Items from a data source
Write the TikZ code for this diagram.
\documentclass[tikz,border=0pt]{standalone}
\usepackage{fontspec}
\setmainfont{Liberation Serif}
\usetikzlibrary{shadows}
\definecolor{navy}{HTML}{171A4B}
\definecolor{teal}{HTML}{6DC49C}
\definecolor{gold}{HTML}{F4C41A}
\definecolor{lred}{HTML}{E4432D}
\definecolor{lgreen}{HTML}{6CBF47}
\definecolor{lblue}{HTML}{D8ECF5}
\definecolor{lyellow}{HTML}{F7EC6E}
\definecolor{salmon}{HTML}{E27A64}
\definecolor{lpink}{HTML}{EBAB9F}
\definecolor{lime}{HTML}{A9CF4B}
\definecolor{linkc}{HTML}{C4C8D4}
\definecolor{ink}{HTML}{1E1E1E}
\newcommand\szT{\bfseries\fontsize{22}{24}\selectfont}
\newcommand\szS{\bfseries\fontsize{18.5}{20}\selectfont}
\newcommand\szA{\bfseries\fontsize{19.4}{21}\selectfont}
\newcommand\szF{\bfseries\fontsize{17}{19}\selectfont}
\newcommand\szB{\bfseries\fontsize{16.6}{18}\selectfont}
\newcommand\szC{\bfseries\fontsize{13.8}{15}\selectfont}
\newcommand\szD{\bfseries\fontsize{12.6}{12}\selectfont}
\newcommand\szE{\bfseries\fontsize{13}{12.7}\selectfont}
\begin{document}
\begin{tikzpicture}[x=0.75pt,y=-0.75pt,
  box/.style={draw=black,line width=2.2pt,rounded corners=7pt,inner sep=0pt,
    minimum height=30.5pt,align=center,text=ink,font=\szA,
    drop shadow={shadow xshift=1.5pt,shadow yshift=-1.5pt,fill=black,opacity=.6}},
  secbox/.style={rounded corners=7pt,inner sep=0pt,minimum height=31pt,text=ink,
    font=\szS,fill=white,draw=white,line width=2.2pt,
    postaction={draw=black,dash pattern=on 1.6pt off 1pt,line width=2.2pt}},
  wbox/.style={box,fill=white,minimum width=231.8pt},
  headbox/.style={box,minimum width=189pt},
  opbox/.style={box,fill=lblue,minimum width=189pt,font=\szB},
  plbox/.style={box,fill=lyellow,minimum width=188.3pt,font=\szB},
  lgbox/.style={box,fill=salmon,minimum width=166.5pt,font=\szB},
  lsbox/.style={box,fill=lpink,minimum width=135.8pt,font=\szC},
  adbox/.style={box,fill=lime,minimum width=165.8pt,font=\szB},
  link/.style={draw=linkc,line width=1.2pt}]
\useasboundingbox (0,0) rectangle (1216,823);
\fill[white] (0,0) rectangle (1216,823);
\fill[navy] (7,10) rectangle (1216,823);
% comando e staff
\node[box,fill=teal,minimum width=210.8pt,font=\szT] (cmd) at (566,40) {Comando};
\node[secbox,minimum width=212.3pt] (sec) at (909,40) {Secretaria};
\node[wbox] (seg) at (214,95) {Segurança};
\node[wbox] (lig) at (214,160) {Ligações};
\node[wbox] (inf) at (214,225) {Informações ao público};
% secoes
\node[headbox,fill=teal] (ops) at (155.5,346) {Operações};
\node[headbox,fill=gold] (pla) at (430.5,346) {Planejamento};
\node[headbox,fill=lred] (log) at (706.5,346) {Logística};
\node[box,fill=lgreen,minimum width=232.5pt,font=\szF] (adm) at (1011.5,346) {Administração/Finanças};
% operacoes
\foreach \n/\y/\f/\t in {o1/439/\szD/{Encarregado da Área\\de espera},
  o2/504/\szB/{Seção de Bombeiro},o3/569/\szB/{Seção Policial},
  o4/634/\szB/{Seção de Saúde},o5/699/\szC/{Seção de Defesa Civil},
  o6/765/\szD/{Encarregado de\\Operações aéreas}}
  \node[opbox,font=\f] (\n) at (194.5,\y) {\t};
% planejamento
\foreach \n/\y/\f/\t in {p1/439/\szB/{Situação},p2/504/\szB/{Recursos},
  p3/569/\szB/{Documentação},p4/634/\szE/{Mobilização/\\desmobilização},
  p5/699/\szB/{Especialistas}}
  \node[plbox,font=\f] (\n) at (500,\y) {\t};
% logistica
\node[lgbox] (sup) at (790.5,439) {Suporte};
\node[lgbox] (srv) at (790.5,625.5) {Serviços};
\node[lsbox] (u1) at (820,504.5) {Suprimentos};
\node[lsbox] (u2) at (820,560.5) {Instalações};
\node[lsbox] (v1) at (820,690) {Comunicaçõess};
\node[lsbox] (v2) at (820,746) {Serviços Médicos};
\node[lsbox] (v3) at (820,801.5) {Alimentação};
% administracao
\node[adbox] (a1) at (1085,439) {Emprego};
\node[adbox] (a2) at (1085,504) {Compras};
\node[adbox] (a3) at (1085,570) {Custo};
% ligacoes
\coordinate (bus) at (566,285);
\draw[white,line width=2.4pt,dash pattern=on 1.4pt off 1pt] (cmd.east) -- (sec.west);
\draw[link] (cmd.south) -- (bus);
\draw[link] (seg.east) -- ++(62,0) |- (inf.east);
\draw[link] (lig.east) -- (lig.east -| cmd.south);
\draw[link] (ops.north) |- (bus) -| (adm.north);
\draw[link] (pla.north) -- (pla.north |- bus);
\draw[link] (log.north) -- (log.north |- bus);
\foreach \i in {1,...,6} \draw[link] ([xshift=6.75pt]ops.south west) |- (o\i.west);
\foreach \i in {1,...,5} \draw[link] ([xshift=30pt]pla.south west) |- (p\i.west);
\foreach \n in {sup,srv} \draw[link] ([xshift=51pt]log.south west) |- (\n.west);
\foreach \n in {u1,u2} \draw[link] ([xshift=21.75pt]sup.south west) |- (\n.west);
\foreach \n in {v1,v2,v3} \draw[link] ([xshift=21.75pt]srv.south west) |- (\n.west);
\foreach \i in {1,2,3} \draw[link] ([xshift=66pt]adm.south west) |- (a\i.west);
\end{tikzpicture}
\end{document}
...
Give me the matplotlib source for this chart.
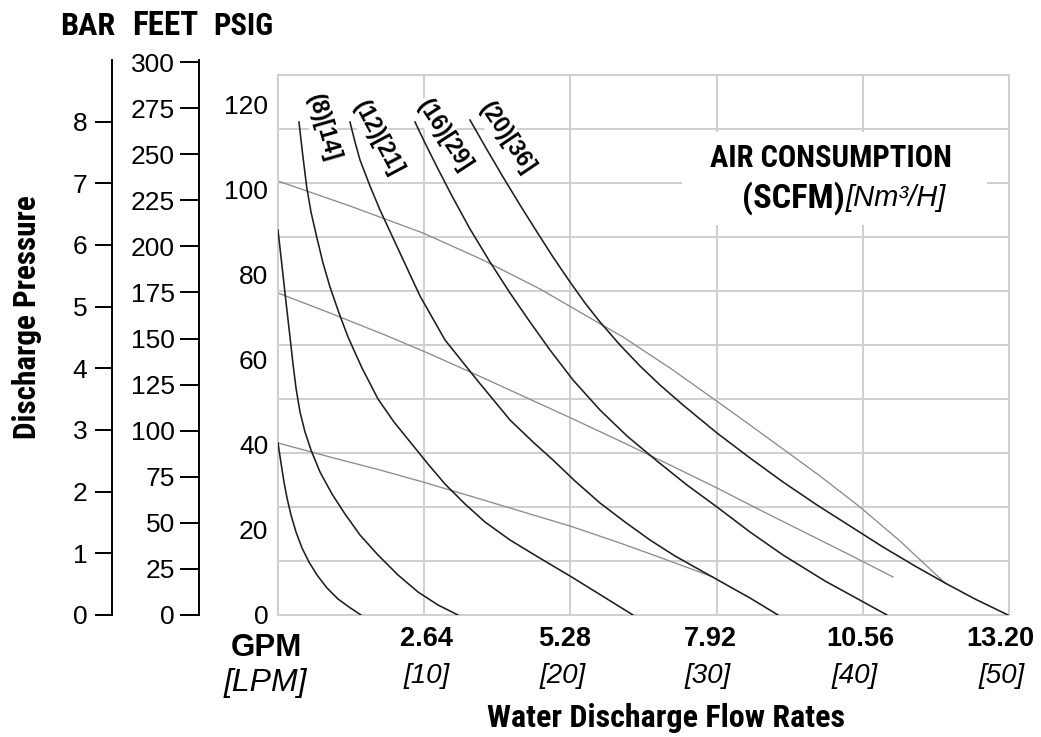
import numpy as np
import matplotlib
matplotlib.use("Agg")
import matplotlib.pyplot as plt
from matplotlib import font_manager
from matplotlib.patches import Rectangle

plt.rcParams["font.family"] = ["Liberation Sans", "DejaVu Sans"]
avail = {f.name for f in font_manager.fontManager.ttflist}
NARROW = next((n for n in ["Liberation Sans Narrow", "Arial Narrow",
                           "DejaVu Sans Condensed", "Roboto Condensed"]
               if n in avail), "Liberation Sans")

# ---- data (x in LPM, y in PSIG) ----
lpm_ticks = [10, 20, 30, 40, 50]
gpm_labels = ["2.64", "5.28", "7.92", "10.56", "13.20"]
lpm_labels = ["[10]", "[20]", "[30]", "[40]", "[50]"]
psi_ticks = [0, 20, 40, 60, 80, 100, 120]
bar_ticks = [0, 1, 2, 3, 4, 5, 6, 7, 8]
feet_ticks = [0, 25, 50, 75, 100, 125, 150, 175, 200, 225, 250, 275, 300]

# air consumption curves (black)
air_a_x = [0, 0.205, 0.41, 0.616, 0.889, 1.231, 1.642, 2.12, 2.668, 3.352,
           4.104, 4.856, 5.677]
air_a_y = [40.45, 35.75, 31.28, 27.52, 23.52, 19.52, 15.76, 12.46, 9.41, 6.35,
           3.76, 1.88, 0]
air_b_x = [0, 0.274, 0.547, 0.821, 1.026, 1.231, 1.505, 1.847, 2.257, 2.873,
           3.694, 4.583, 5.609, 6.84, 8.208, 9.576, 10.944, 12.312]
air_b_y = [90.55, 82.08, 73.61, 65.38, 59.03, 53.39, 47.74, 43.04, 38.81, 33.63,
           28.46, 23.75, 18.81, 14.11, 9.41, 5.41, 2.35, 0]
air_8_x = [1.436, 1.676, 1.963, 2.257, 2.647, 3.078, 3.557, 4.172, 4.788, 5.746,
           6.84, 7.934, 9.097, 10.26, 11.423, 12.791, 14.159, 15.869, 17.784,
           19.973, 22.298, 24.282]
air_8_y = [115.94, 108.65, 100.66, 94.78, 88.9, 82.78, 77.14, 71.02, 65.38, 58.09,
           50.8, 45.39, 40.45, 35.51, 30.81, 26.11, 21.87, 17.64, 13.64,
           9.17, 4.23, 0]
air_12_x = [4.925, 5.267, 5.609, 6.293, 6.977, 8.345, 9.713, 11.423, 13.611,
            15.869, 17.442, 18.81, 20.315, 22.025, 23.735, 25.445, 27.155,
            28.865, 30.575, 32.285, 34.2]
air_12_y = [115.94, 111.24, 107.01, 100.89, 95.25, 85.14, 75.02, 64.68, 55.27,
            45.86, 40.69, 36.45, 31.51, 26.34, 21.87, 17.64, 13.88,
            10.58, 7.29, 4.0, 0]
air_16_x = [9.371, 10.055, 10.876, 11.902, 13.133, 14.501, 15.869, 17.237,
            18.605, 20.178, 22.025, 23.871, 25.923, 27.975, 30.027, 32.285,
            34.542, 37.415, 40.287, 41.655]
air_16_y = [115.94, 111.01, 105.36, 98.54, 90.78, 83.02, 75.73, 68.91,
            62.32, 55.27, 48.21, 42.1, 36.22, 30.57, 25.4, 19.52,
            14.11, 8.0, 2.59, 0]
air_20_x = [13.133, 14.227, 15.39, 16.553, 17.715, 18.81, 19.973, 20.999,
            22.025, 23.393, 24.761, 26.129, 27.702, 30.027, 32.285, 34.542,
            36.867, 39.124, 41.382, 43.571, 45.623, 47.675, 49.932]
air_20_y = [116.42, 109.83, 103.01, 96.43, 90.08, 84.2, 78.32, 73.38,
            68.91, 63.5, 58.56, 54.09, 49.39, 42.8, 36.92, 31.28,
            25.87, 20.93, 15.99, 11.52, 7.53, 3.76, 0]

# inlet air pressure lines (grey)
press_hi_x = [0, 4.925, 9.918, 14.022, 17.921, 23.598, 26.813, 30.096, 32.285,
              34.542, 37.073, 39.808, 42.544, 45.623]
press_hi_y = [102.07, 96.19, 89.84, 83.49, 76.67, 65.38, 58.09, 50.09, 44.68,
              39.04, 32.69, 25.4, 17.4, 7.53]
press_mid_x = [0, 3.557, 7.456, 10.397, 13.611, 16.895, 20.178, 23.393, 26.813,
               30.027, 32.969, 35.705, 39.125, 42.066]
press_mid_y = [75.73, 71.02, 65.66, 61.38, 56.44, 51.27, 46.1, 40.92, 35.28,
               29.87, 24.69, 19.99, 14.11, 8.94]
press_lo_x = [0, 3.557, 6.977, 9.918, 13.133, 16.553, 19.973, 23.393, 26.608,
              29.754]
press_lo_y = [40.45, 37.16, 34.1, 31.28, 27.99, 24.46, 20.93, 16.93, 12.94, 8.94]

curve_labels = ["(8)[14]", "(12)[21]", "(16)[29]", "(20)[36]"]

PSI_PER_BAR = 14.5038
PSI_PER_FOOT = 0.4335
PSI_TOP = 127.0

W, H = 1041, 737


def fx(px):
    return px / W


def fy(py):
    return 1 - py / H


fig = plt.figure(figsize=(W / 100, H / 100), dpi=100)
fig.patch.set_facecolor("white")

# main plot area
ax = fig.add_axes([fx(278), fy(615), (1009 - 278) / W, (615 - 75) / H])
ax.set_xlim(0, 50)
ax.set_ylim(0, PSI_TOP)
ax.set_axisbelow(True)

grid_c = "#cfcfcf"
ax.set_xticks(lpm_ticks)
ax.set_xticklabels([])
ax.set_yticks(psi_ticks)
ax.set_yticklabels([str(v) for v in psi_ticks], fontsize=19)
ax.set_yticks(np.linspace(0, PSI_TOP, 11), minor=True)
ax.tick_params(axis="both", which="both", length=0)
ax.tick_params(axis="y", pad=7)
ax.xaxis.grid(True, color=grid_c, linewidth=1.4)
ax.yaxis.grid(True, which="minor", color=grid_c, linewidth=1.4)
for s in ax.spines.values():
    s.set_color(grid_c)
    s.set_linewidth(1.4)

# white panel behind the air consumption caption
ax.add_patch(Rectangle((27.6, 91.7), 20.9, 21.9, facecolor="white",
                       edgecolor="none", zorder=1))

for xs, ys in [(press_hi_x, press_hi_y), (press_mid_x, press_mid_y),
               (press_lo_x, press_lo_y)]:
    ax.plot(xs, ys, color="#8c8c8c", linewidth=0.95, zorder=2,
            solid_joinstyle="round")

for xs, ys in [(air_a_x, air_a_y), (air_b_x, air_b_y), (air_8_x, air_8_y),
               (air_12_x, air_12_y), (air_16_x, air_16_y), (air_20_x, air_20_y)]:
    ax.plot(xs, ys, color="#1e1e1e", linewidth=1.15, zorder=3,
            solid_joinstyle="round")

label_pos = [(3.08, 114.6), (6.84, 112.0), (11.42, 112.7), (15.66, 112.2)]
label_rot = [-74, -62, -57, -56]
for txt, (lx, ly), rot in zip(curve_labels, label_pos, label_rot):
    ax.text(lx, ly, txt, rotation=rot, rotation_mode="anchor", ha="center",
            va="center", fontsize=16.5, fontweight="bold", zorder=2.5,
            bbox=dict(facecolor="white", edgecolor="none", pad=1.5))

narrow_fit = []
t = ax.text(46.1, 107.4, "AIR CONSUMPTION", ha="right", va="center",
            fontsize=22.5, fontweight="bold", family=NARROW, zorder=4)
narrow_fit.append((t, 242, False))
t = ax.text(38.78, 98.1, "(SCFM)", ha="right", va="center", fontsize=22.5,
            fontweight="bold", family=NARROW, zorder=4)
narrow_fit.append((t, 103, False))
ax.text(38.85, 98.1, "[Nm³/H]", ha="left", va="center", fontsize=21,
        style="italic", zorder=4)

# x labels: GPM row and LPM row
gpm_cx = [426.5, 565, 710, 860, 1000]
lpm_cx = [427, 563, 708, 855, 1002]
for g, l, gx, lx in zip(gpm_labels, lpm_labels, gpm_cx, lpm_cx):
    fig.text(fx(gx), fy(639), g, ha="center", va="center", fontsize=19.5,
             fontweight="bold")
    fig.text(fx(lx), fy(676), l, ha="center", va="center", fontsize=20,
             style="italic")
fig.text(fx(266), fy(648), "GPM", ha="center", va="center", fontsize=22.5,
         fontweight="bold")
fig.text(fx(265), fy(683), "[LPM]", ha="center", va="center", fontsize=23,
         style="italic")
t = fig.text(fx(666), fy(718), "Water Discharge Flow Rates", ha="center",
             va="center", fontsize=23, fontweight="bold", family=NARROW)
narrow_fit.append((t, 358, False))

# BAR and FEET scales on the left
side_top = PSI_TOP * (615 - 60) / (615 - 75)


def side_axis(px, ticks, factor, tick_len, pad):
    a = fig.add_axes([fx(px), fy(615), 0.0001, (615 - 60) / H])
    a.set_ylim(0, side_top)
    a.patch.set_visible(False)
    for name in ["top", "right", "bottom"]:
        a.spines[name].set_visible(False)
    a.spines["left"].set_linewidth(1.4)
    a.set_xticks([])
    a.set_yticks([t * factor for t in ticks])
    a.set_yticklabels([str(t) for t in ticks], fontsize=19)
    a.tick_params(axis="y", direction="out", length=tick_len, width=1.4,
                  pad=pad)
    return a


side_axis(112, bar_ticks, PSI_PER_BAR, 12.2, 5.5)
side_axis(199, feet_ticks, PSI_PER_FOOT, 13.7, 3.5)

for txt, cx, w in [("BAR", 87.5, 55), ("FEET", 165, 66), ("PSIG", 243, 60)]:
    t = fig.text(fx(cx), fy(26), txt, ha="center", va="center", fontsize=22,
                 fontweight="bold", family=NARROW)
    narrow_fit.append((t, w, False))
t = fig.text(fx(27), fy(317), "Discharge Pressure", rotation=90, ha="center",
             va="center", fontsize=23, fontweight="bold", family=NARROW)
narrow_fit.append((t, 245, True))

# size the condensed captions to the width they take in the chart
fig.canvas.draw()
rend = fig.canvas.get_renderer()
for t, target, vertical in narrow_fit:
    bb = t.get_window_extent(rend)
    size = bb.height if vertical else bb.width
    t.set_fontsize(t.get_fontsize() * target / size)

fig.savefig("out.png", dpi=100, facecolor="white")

What is being asked:
Report each line in the preceding entries that holds the string "this".

Solved problem:
Write the TikZ code for this diagram.
Give me the matplotlib source for this chart.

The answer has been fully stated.